Marriage equality has had a very good run in the federal courts ever since the Supreme Court declared the anti-gay Defense of Marriage Act unconstitutional in 2013. Every single federal court to consider the question has sided with marriage equality, although two federal appellate judges have dissented from this consensus view in the United States Courts of Appeals for the Fourth and the Tenth Circuits.
Nevertheless, equality is likely to face more skeptical judges as more of these cases advance to the court of appeals level. As ThinkProgress warned last June, “appointments to federal circuit courts have historically been much more politically charged than appointments to the lower-ranking district courts, so litigants are far more likely to encounter a judge who was selected for their loyalty to a particular ideology.” We also predicted that the Sixth Circuit, with a strong Republican majority and a history of partisan acrimony, was especially likely to treat a marriage equality case with skepticism.
Next Wednesday, a three-judge panel of the Sixth Circuit will convene in Cincinnati to hear several marriage equality cases arising out of Michigan, Ohio, Kentucky and Tennessee — and the GOP-dominated panel that will hear these cases is unlikely to bring joy into the hearts of equality’s supporters.

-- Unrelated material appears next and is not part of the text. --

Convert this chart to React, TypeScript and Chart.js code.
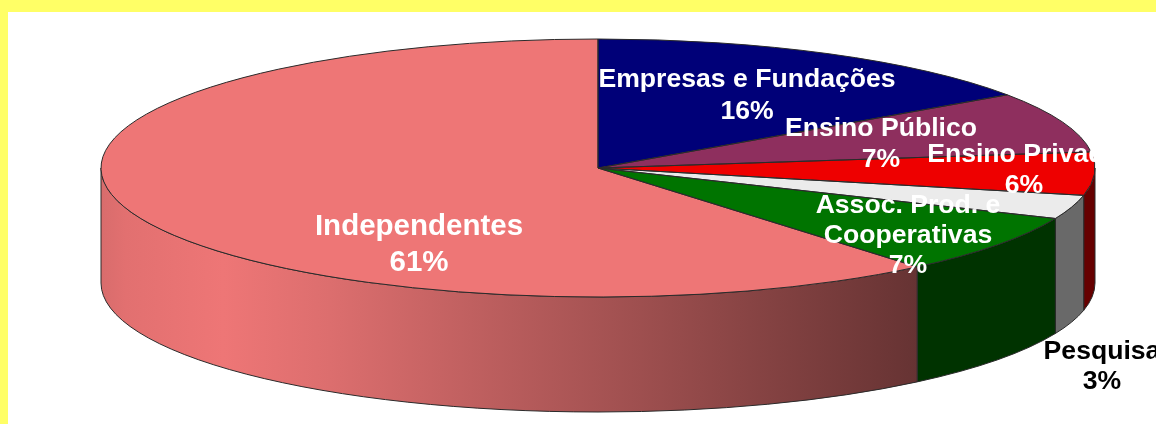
import React, { useEffect, useRef } from "react";
import { Chart, registerables } from "chart.js";

Chart.register(...registerables);

const categories = ["Empresas e Fundações", "Ensino Público", "Ensino Privado", "Pesquisa", "Assoc. Prod. e Cooperativas", "Independentes"];
const shares = [15.4, 7.6, 5.4, 3.0, 7.5, 61.1];
const percentLabels = ["16%", "7%", "6%", "3%", "7%", "61%"];
const topColors = ["#000078", "#8e2f5e", "#ee0000", "#ebebeb", "#007400", "#ee7676"];
const wallColors = ["#000040", "#4c1932", "#660000", "#696969", "#003300", "#663333"];

const FRAME = "#ffff66";
const WIDTH = 1156;
const HEIGHT = 424;
const RADIUS = 497;
const SQUASH = 129 / 497;
const DEPTH = 115;
const EDGE = "#2a2a2a";

type LabelSpec = { cat: number; x: number; ys: number[]; lines: string[]; size: number; color: string };
const labelSpecs: LabelSpec[] = [
  { cat: 5, x: 419, ys: [227, 263], lines: ["Independentes"], size: 29.5, color: "#ffffff" },
  { cat: 0, x: 747, ys: [80, 112], lines: ["Empresas e Fundações"], size: 26.6, color: "#ffffff" },
  { cat: 1, x: 881, ys: [129, 160], lines: ["Ensino Público"], size: 26.6, color: "#ffffff" },
  { cat: 2, x: 1024, ys: [155, 186], lines: ["Ensino Privado"], size: 26.6, color: "#ffffff" },
  { cat: 4, x: 908, ys: [206, 236, 266], lines: ["Assoc. Prod. e", "Cooperativas"], size: 26.6, color: "#ffffff" },
  { cat: 3, x: 1102, ys: [352, 382], lines: ["Pesquisa"], size: 26.6, color: "#000000" },
];

function indepGradient(ctx: CanvasRenderingContext2D, cx: number) {
  const x0 = cx - RADIUS;
  const x1 = x0 + 817;
  const g = ctx.createLinearGradient(x0, 0, x1, 0);
  g.addColorStop(0, "#d86c6c");
  g.addColorStop(0.03, "#e27070");
  g.addColorStop(0.15, "#ee7676");
  g.addColorStop(0.28, "#dc6e6e");
  g.addColorStop(0.6, "#a85454");
  g.addColorStop(1, "#663333");
  return g;
}

const pie3d = {
  id: "pie3d",
  beforeDatasetsDraw(chart: any) {
    const ctx: CanvasRenderingContext2D = chart.ctx;
    const arcs = chart.getDatasetMeta(0).data;
    const cx = arcs[0].x;
    const cy = arcs[0].y;
    ctx.save();
    ctx.lineWidth = 1;
    ctx.strokeStyle = EDGE;
    arcs.forEach((arc: any, i: number) => {
      const ry = RADIUS * SQUASH;
      const norm = (a: number) => {
        let v = a % (2 * Math.PI);
        if (v < 0) v += 2 * Math.PI;
        return v;
      };
      let a0 = norm(arc.startAngle);
      let a1 = norm(arc.endAngle);
      if (a1 < a0) a1 += 2 * Math.PI;
      const segments: [number, number][] = [[a0, Math.min(a1, Math.PI)]];
      if (a1 > 2 * Math.PI) segments.push([2 * Math.PI, Math.min(a1, 3 * Math.PI)]);
      segments.forEach(([s, e]) => {
        if (e <= s || (s >= Math.PI && s < 2 * Math.PI)) return;
        ctx.beginPath();
        ctx.ellipse(cx, cy, RADIUS, ry, 0, s, e);
        ctx.ellipse(cx, cy + DEPTH, RADIUS, ry, 0, e, s, true);
        ctx.closePath();
        ctx.fillStyle = i === 5 ? indepGradient(ctx, cx) : wallColors[i];
        ctx.fill();
        ctx.stroke();
      });
    });
    ctx.restore();
    ctx.save();
    ctx.translate(cx, cy);
    ctx.scale(1, SQUASH);
    ctx.translate(-cx, -cy);
  },
  afterDatasetsDraw(chart: any) {
    const ctx: CanvasRenderingContext2D = chart.ctx;
    const arcs = chart.getDatasetMeta(0).data;
    // build outlines in squashed space, stroke with an even pen
    arcs.forEach((arc: any) => {
      ctx.beginPath();
      ctx.moveTo(arc.x, arc.y);
      ctx.arc(arc.x, arc.y, arc.outerRadius, arc.startAngle, arc.endAngle);
      ctx.closePath();
      ctx.save();
      ctx.setTransform(1, 0, 0, 1, 0, 0);
      ctx.lineWidth = 1;
      ctx.strokeStyle = EDGE;
      ctx.stroke();
      ctx.restore();
    });
    ctx.restore();
  },
  afterDraw(chart: any) {
    const ctx: CanvasRenderingContext2D = chart.ctx;
    ctx.save();
    ctx.textAlign = "center";
    ctx.textBaseline = "middle";
    labelSpecs.forEach((spec) => {
      ctx.font = `bold ${spec.size}px "Liberation Sans", Arial, sans-serif`;
      ctx.fillStyle = spec.color;
      const lines = [...spec.lines, percentLabels[spec.cat]];
      lines.forEach((line, i) => ctx.fillText(line, spec.x, spec.ys[i]));
    });
    ctx.restore();
  },
};

export default function App() {
  const ref = useRef<HTMLCanvasElement | null>(null);
  useEffect(() => {
    document.body.style.margin = "0";
    const chart = new Chart(ref.current as HTMLCanvasElement, {
      type: "pie",
      data: {
        labels: categories,
        datasets: [{ data: shares, backgroundColor: topColors, borderWidth: 0, clip: false } as any],
      },
      options: {
        animation: false,
        responsive: false,
        radius: RADIUS,
        layout: { padding: { left: 40, right: 0, top: 0, bottom: 88 } },
        plugins: { legend: { display: false }, tooltip: { enabled: false } },
      } as any,
      plugins: [pie3d],
    });
    return () => chart.destroy();
  }, []);
  return (
    <div style={{ position: "relative", width: WIDTH, height: HEIGHT, background: "#ffffff", overflow: "hidden" }}>
      <div style={{ position: "absolute", left: 0, top: 0, width: WIDTH, height: 12, background: FRAME }} />
      <div style={{ position: "absolute", left: 0, top: 0, width: 8, height: HEIGHT, background: FRAME }} />
      <canvas ref={ref} width={WIDTH} height={HEIGHT} style={{ position: "absolute", left: 0, top: 0, display: "block" }} />
    </div>
  );
}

If the Sixth Circuit really wants to accept a bunch of ridiculous and widely discredited arguments on behalf of discrimination, there’s not much anyone can do to stop them. History will remember them unkindly, but I suppose we’ll all be dead by then, so YOLO and all that. As the story notes, there’s a chance it might not go down this way, so let’s not get ahead of ourselves. In the end, even a bad decision just means that the Supreme Court will have to take it up sooner rather than later.